What makes the real-estate boom of the past decade unusual is that its effects have reverberated far beyond closely related sectors such as construction, driving sales in places as varied as furniture stores and motorcycle showrooms.
"People know they can always refinance or flip their houses, so they are willing to spend more," said Matt Ross, sales manager at Coleman PowerSports in Falls Church, Va., who figures that at least 20 percent of his sales of motorcycles, motorboats and personal watercraft are to people who pay for their purchase using home equity.
By almost any measure, the U.S. economy is built on housing more than in the past. In 2005, investment in housing constituted a higher proportion of the goods and services the nation produced than it has since 1950, when the nation was experiencing a massive postwar housing boom. The proportion of jobs in real-estate-related fields is the highest it has been since at least 1970.

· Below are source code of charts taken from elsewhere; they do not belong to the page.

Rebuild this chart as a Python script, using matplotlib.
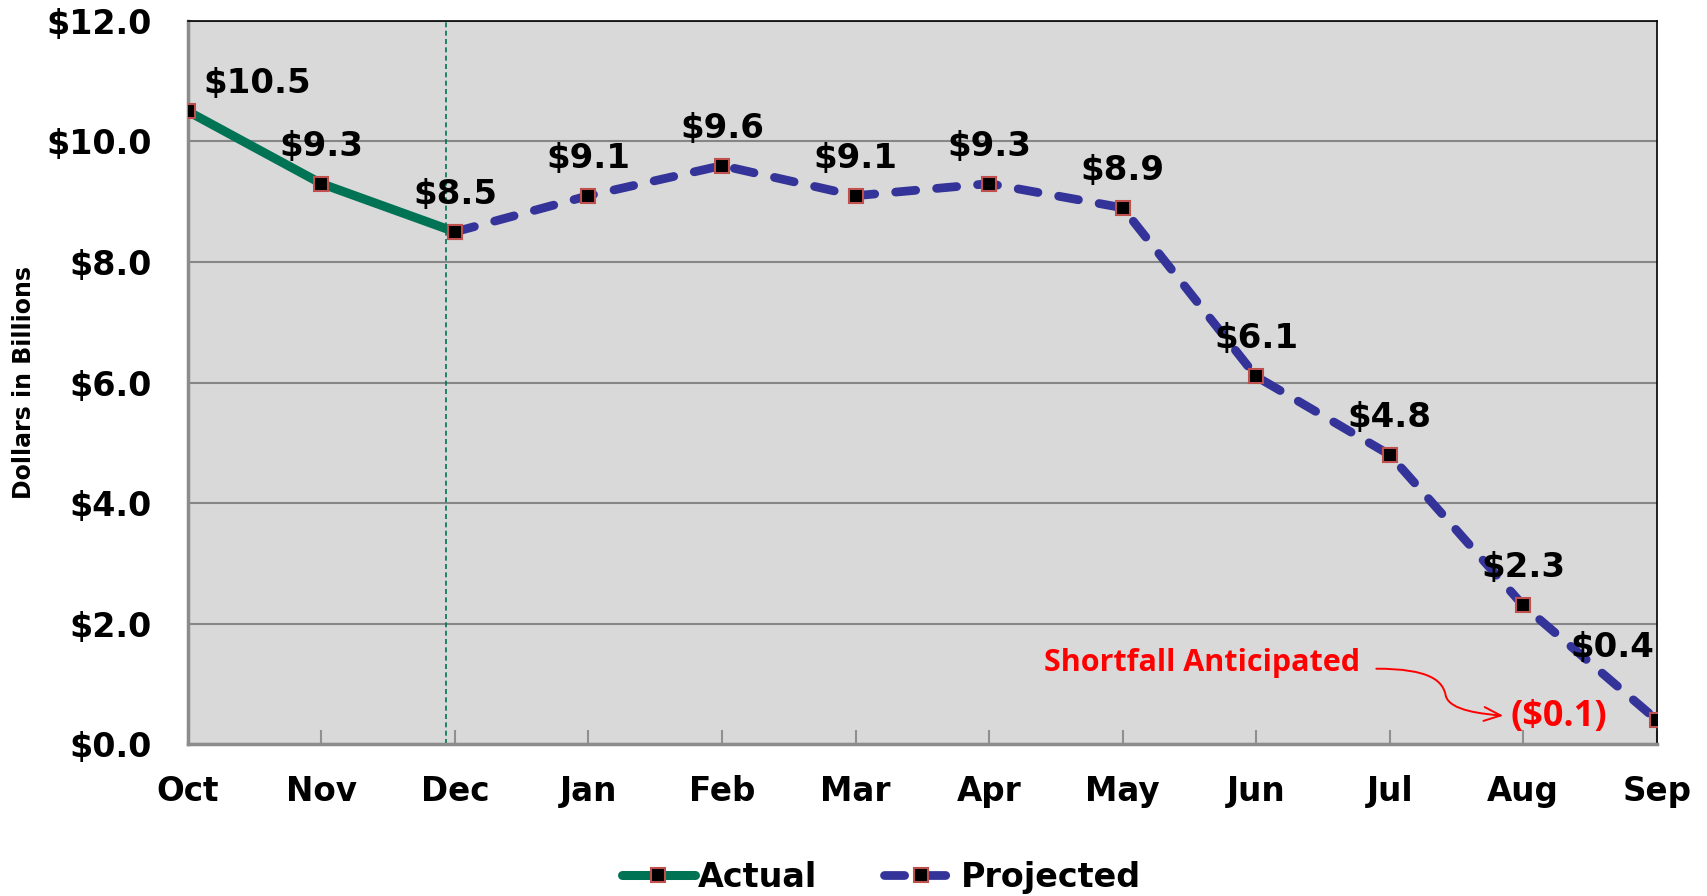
import numpy as np
import matplotlib
matplotlib.use("Agg")
from matplotlib import pyplot as plt
from matplotlib.path import Path
from matplotlib.patches import FancyArrowPatch

# data
months = ['Oct', 'Nov', 'Dec', 'Jan', 'Feb', 'Mar', 'Apr', 'May', 'Jun', 'Jul', 'Aug', 'Sep']
actual = [10.5, 9.3, 8.5]
projected = [8.5, 9.1, 9.6, 9.1, 9.3, 8.9, 6.1, 4.8, 2.3, 0.4]
labels = ['$10.5', '$9.3', '$8.5', '$9.1', '$9.6', '$9.1', '$9.3', '$8.9',
          '$6.1', '$4.8', '$2.3', '$0.4']
y_ticks = [0, 2, 4, 6, 8, 10, 12]
shortfall_text = 'Shortfall Anticipated'
shortfall_value = '($0.1)'

# styling
green = '#007355'
blue = '#333399'
edge_red = '#c0504d'
bg = '#d9d9d9'
plt.rcParams['font.family'] = ['DejaVu Sans']
plt.rcParams['font.weight'] = 'bold'

fig = plt.figure(figsize=(17.08, 8.96), dpi=100)
ax = fig.add_axes([0.110, 0.1696, 0.860, 0.807])
ax.set_facecolor(bg)

x_act = np.arange(len(actual))
x_proj = np.arange(len(actual) - 1, len(months))
all_vals = actual + projected[1:]

ax.plot(x_act, actual, color=green, lw=6.5, solid_capstyle='round', zorder=3,
        marker='s', ms=10, mfc='black', mec=edge_red, mew=1.5, label='Actual')
ax.plot(x_proj, projected, color=blue, lw=6.3, ls=(0, (2.3, 2.4)), dash_capstyle='round',
        zorder=3, marker='s', ms=10, mfc='black', mec=edge_red, mew=1.5, label='Projected')

# vertical separator just before Dec
ax.axvline(1.935, color=green, lw=1.2, ls=(0, (3, 2)), zorder=2)

# data labels (offsets in points)
offsets = [(50, 20)] + [(0, 27)] * 10 + [(-32, 52)]
for i, (v, t) in enumerate(zip(all_vals, labels)):
    ax.annotate(t, (i, v), xytext=offsets[i], textcoords='offset points',
                ha='center', va='center', fontsize=24.5, fontweight='bold',
                annotation_clip=False, zorder=5)

ax.set_xlim(0, len(months) - 1)
ax.set_ylim(0, 12)
ax.set_xticks(range(len(months)))
ax.set_xticklabels(months)
ax.set_yticks(y_ticks)
ax.set_yticklabels(['${:.1f}'.format(v) for v in y_ticks])
ax.tick_params(axis='x', direction='in', length=10, width=1.5, color='#909090',
               pad=22, labelsize=23.5)
ax.tick_params(axis='y', length=0, pad=26, labelsize=24)
for lab in ax.get_xticklabels() + ax.get_yticklabels():
    lab.set_fontweight('bold')

ax.grid(axis='y', color='#868686', lw=1.5, zorder=1)
ax.set_axisbelow(True)
ax.spines['left'].set_color('#8c8c8c')
ax.spines['left'].set_linewidth(2.5)
ax.spines['bottom'].set_color('#8c8c8c')
ax.spines['bottom'].set_linewidth(2.5)
ax.spines['top'].set_color('black')
ax.spines['top'].set_linewidth(1.2)
ax.spines['right'].set_color('black')
ax.spines['right'].set_linewidth(1.2)

fig.text(0.014, 0.573, 'Dollars in Billions', rotation=90, ha='center', va='center',
         fontsize=17, fontweight='bold')

# shortfall annotation
ax.text(8.78, 1.34, shortfall_text, color='red', fontsize=22, fontweight='bold',
        family=['Open Sans', 'DejaVu Sans'], ha='right', va='center')
ax.text(10.27, 0.45, shortfall_value, color='red', fontsize=26, fontweight='bold',
        family=['Open Sans', 'DejaVu Sans'], ha='center', va='center')
arrow_path = Path([(8.9, 1.25), (9.3, 1.25), (9.4, 1.05), (9.42, 0.8),
                   (9.45, 0.55), (9.7, 0.5), (9.85, 0.47)],
                  [Path.MOVETO, Path.CURVE4, Path.CURVE4, Path.CURVE4,
                   Path.CURVE4, Path.CURVE4, Path.CURVE4])
arr = FancyArrowPatch(path=arrow_path, arrowstyle='->,head_length=12,head_width=5',
                      color='red', lw=1.4, zorder=4)
ax.add_patch(arr)

leg = fig.legend(loc='center', bbox_to_anchor=(0.516, 0.021), ncol=2, frameon=False,
                 prop={'size': 24, 'weight': 'bold'}, handlelength=2.2,
                 handletextpad=0.1, columnspacing=2.0)

fig.savefig('out.png', dpi=100)
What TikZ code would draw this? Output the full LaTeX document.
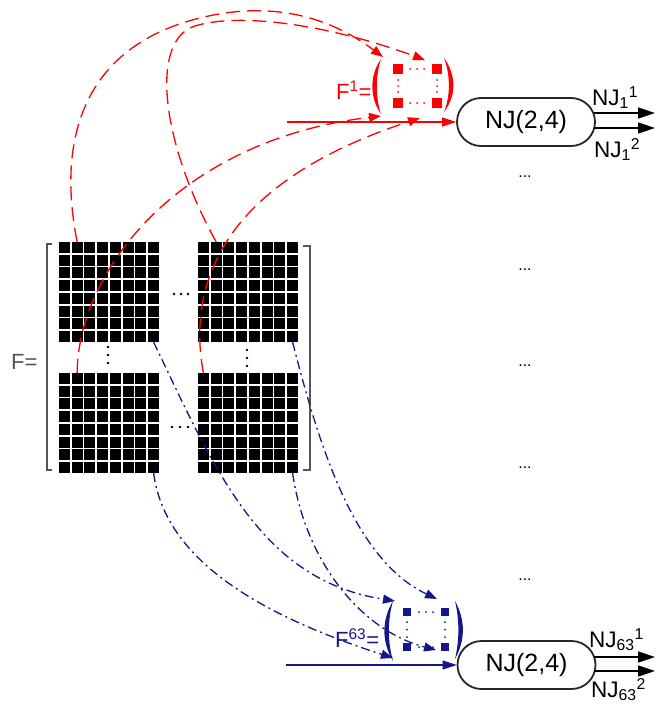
\documentclass[tikz,border=0pt]{standalone}
\usepackage{fontspec}
\setmainfont{Liberation Sans}
\usetikzlibrary{arrows.meta,calc}
\definecolor{fred}{RGB}{255,0,0}
\definecolor{fblue}{RGB}{22,22,140}
\definecolor{bgray}{RGB}{85,85,85}
\begin{document}
\begin{tikzpicture}[x=1pt,y=-1pt,
  cell/.style={fill=black,draw=none,minimum size=11pt,inner sep=0pt,outer sep=0pt},
  redsq/.style={fill=fred,draw=none,minimum size=9.5pt,inner sep=0pt,outer sep=0pt},
  bluesq/.style={fill=fblue,draw=none,minimum size=8.5pt,inner sep=0pt,outer sep=0pt},
  redcurve/.style={fred,line width=1.3pt,dash pattern=on 14pt off 7pt,-{Triangle[length=12pt,width=9pt]}},
  bluecurve/.style={fblue,line width=1.3pt,dash pattern=on 9pt off 4pt on 2pt off 4pt,-{Triangle[length=12pt,width=9pt]}},
  feed/.style={line width=1.3pt,-{Triangle[length=14pt,width=9pt]}},
  outarrow/.style={black,line width=1.6pt,shorten <=-2pt,-{Triangle[length=17pt,width=11pt]}},
  njbox/.style={draw=black!85,line width=1.8pt,rounded corners=24pt,minimum width=138pt,minimum height=48pt,inner sep=0pt,font=\fontsize{25}{28}\selectfont},
  outlabel/.style={anchor=base west,inner sep=0pt,font=\fontsize{22.5}{25}\selectfont},
  vdots/.style={anchor=base,inner sep=0pt,font=\fontsize{16}{18}\selectfont},
  bracket/.style={bgray,line width=1.8pt}
]
\useasboundingbox (0,0) rectangle (668,704);

% the four 8x8 blocks of the big matrix F
\foreach \b/\bx/\by in {tl/58/241,tr/197/241,bl/58/372,br/197/372}{
  \foreach \r in {1,...,8}{
    \foreach \c in {1,...,8}{
      \node[cell] (\b-\r-\c) at ({\bx+12.75*(\c-0.5)},{\by+12.75*(\r-0.5)}) {};
    }
  }
}

% brackets and name of F
\draw[bracket] (52,244) -- (47,244) -- (47,470) -- (52,470);
\draw[bracket] (303,246) -- (310,246) -- (310,470) -- (303,470);
\node[anchor=base west,inner sep=0pt,text=bgray,font=\fontsize{22}{25}\selectfont] (fname) at (11,369) {F=};

% ellipses between the blocks
\foreach \x in {174,181,188} \fill (\x,294) circle (1.3);
\foreach \x in {172,180,188} \fill (\x,427) circle (1.3);
\foreach \y in {347,355,363} \fill (108,\y) circle (1.3);
\foreach \y in {350,358,366} \fill (247,\y) circle (1.3);

% sub-matrix F^1
\node[redsq] (s1a) at (398,69) {};
\node[redsq] (s1b) at (437,69) {};
\node[redsq] (s1c) at (398,103) {};
\node[redsq] (s1d) at (437,103) {};
\foreach \x in {410,417,424} {\fill[fred] (\x,69) circle (1); \fill[fred] (\x,103) circle (1);}
\foreach \y in {80,86,92} {\fill[fred] (398,\y) circle (1); \fill[fred] (437,\y) circle (1);}
\fill[fred] (381,59) .. controls (369.5,75) and (369.5,98) .. (381,114)
            .. controls (375.5,98) and (375.5,75) .. (381,59);
\fill[fred] (444,58) .. controls (456.5,75) and (456.5,96) .. (444,112)
            .. controls (450.5,96) and (450.5,75) .. (444,58);
\node[anchor=base west,inner sep=0pt,text=fred,font=\fontsize{22}{25}\selectfont] (f1name) at (336,99) {F\textsuperscript{1}=};

% sub-matrix F^63
\node[bluesq] (s2a) at (407,612) {};
\node[bluesq] (s2b) at (445,612) {};
\node[bluesq] (s2c) at (407,647) {};
\node[bluesq] (s2d) at (445,647) {};
\foreach \x in {419,426,433} {\fill[fblue] (\x,612) circle (1); \fill[fblue] (\x,647) circle (1);}
\foreach \y in {622,629.5,637} {\fill[fblue] (407,\y) circle (1); \fill[fblue] (445,\y) circle (1);}
\fill[fblue] (393,601) .. controls (381.5,620) and (381.5,642) .. (393,661)
             .. controls (387.5,642) and (387.5,620) .. (393,601);
\fill[fblue] (455,601) .. controls (465.5,620) and (465.5,640) .. (455,659)
             .. controls (459.5,640) and (459.5,620) .. (455,601);
\node[anchor=base west,inner sep=0pt,text=fblue,font=\fontsize{22}{25}\selectfont] (f63name) at (335,647) {F\textsuperscript{63}=};

% NJ blocks
\node[njbox] (nj1) at (526,122) {NJ(2,4)};
\node[njbox] (nj63) at (526.5,665) {NJ(2,4)};

% arrow tips of the element selections
\coordinate (tA) at (383,57);
\coordinate (tB) at (425,60);
\coordinate (tC) at (381,116);
\coordinate (tD) at (420,118);
\coordinate (tE1) at (393,658);
\coordinate (tE2) at (395,601);
\coordinate (tE3) at (436,650);
\coordinate (tE4) at (437,599);

% red selections forming F^1
\draw[redcurve] (tl-1-2.north) .. controls (55,130) and (90,45) .. (200,18)
                .. controls (260,3) and (320,10) .. (tA);
\draw[redcurve] (tr-1-2.north) .. controls (160,140) and (150,40) .. (195,26)
                .. controls (240,12) and (330,25) .. (tB);
\draw[redcurve] (bl-1-2.north) .. controls (78,270) and (180,140) .. (tC);
\draw[redcurve] (br-1-1.north) .. controls (188,290) and (215,185) .. (tD);

% blue selections forming F^63
\draw[bluecurve] (bl-8-8.south) .. controls (165,560) and (260,615) .. (tE1);
\draw[bluecurve] (tl-8-8.south) .. controls (215,470) and (260,580) .. (tE2);
\draw[bluecurve] (br-8-8.south) .. controls (305,560) and (360,630) .. (tE3);
\draw[bluecurve] (tr-8-8.south) .. controls (320,450) and (355,560) .. (tE4);

% inputs of the NJ blocks
\coordinate (rin) at (287,122);
\coordinate (bin) at (286,665);
\draw[feed,fred] (rin) -- (nj1.west);
\draw[feed,fblue] (bin) -- (nj63.west);

% outputs of the NJ blocks
\coordinate (o1a) at (655,113);
\coordinate (o1b) at (655,128);
\coordinate (o2a) at (655,657);
\coordinate (o2b) at (655,671);
\draw[outarrow] (nj1.east |- o1a) -- (o1a);
\draw[outarrow] (nj1.east |- o1b) -- (o1b);
\draw[outarrow] (nj63.east |- o2a) -- (o2a);
\draw[outarrow] (nj63.east |- o2b) -- (o2b);
\node[outlabel] (l11) at (592,105) {NJ\textsubscript{1}\textsuperscript{1}};
\node[outlabel] (l12) at (594,157) {NJ\textsubscript{1}\textsuperscript{2}};
\node[outlabel] (l631) at (589,647) {NJ\textsubscript{63}\textsuperscript{1}};
\node[outlabel] (l632) at (591,697) {NJ\textsubscript{63}\textsuperscript{2}};

% the NJ blocks in between
\foreach \y [count=\i] in {177,270,366,468,580}
  \node[vdots] (mid\i) at (525,\y) {...};
\end{tikzpicture}
\end{document}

Now the companies that have benefited from this expansion are bracing for the great unwinding. The nation appears to be entering a period in which the role of housing in the economy is returning to something more resembling its historical norms.
A small group of economists argue that housing prices in many parts of the nation have so outstripped those supported by economic fundamentals, such as income levels, that they are due for a painful and rapid correction that could cause a recession. But most mainstream economists believe that the unwinding of the housing market's outsize role in the economy will be gradual and come just as other industries take over as economic drivers.
Nationally, the number of homes sold declined every month from August to January, according to the National Association of Realtors. Builders started work on 4.8 percent fewer units of housing in February than a year earlier, following years of sharp increases in construction.
So far, the housing slump appears not to have caused much economic distress, but the consensus of Wall Street economists' predictions is that growth will slow in the second half of the year, in part due to the housing slowdown.
"Clearly, housing is going to be a drag on the economy; the question is how much does housing slow and how quickly," said Dean Baker, co-director of the Center for Economic and Policy Research and a certified housing bear who expects a housing slump that will lead to recession.
A more common view among economists is that a cooling in the housing market would be only a mild drain on the economy.
"There will be losses in housing-related sectors, but I think other sectors will take up the slack," said Eugenio J. Aleman, a senior economist with Wells Fargo & Co.